## DATA FOR PROCESSING
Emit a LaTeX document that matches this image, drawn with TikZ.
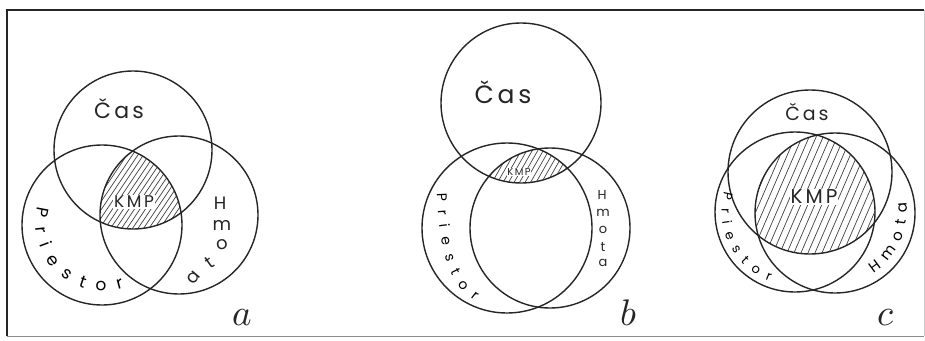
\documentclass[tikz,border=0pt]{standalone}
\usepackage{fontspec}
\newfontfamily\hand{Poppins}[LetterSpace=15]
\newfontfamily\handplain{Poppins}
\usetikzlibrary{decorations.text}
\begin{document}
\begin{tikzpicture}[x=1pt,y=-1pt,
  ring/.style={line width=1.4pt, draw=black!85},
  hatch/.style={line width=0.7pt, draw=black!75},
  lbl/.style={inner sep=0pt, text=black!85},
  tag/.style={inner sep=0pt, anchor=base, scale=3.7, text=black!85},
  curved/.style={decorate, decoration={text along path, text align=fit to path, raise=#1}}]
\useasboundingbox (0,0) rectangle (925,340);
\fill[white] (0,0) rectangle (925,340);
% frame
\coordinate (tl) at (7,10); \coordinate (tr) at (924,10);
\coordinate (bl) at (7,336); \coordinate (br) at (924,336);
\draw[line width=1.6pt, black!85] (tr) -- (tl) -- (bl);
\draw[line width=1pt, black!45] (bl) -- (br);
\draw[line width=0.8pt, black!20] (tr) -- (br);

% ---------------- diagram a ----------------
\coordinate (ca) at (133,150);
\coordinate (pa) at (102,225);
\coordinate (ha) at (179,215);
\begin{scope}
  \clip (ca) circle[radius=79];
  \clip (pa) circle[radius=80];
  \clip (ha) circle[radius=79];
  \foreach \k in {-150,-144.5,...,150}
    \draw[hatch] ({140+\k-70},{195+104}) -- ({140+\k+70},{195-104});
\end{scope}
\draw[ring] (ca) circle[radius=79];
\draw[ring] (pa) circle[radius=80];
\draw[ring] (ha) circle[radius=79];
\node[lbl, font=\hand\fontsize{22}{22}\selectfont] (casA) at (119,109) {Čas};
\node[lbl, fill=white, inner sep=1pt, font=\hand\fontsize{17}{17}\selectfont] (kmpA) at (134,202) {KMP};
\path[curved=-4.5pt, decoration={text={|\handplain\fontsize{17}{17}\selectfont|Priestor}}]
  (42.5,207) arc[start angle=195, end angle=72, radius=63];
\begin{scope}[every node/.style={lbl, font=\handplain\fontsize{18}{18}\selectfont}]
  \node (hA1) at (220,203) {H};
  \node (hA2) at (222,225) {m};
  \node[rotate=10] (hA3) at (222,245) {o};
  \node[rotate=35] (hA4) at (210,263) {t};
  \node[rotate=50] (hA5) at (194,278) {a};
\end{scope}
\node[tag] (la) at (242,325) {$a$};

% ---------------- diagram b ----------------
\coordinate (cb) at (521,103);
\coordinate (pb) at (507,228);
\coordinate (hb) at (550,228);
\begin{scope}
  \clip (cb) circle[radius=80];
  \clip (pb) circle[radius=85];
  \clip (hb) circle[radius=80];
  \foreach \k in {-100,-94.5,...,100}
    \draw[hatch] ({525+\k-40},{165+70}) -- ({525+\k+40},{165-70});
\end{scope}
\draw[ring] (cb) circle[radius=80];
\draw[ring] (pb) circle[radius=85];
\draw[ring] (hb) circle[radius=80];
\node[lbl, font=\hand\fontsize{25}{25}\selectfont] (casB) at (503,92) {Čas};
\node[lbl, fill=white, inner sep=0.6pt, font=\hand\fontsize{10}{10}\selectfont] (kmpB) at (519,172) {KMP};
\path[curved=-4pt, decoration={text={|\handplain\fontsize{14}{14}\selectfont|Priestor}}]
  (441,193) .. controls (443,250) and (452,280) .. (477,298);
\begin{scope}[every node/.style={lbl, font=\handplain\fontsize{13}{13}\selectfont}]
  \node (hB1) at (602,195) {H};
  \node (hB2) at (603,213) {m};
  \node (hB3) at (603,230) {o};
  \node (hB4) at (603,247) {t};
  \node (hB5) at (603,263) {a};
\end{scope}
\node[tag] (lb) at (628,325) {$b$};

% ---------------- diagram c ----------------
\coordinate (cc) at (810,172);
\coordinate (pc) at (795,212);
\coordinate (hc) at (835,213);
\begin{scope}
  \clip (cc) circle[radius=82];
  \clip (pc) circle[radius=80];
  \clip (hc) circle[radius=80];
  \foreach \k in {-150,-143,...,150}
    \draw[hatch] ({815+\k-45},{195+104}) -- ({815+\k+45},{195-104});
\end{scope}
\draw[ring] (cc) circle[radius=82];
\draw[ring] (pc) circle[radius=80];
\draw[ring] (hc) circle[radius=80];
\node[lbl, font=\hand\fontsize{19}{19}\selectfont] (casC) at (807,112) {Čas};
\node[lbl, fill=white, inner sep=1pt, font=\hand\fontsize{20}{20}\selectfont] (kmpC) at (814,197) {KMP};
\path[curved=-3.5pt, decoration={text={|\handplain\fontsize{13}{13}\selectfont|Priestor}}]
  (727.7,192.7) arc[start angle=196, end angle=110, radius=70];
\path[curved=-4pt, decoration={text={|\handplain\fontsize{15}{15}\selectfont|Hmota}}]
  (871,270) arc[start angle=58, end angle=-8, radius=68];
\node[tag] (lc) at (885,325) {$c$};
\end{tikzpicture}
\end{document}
==
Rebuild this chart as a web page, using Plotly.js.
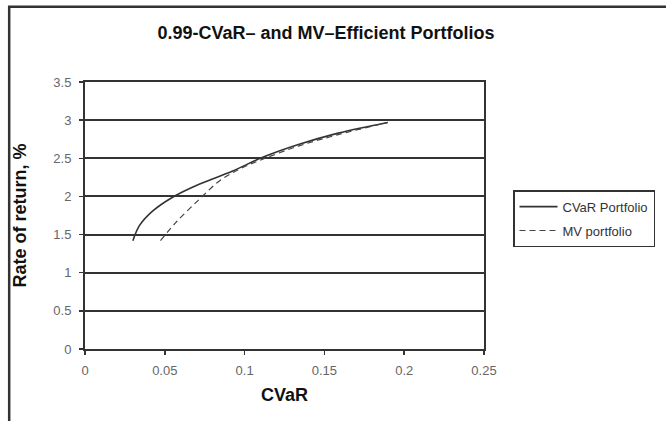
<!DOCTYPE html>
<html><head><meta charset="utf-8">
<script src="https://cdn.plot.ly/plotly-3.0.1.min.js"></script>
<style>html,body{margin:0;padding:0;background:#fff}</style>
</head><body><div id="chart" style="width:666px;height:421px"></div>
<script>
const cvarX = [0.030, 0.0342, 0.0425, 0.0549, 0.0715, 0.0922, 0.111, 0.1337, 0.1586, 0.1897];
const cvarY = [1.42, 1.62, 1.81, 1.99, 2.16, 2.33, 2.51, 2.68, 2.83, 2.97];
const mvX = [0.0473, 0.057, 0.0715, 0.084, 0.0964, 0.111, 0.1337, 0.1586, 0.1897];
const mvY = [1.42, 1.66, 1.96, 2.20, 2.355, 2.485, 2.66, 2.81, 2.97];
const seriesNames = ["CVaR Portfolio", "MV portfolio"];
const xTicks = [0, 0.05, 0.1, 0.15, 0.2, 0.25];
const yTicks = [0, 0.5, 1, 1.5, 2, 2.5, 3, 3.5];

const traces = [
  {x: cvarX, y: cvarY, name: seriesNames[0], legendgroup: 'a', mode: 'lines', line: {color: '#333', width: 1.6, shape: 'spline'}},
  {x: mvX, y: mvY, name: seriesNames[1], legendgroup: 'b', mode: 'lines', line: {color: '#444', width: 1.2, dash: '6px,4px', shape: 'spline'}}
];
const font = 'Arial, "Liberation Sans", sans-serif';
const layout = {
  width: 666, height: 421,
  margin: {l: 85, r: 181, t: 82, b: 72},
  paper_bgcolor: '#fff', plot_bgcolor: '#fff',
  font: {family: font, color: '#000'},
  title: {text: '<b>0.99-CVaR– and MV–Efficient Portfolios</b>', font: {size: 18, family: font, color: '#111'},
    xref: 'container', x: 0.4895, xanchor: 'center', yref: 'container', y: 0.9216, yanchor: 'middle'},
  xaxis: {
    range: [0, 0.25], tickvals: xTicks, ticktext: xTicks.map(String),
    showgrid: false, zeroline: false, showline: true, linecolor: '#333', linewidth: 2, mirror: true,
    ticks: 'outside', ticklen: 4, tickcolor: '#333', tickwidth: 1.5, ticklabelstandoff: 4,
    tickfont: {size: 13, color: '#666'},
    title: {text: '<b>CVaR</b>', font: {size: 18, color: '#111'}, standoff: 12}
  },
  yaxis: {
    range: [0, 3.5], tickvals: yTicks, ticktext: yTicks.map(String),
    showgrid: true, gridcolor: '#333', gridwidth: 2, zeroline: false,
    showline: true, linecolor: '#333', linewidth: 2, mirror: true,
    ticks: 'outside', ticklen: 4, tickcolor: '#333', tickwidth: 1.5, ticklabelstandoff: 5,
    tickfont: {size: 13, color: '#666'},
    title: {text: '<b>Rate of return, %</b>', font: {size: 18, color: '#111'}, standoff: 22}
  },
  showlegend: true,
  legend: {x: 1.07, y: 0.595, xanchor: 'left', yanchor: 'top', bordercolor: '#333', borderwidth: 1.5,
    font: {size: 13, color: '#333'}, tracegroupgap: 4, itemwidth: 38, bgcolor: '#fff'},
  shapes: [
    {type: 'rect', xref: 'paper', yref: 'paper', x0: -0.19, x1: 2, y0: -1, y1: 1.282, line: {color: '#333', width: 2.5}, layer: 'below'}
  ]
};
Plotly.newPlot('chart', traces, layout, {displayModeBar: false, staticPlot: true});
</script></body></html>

## EXERCISE REQUIREMENTS
Find the word "this" and list each line it appears in.

## TASK RESPONSE
Emit a LaTeX document that matches this image, drawn with TikZ.
Rebuild this chart as a web page, using Plotly.js.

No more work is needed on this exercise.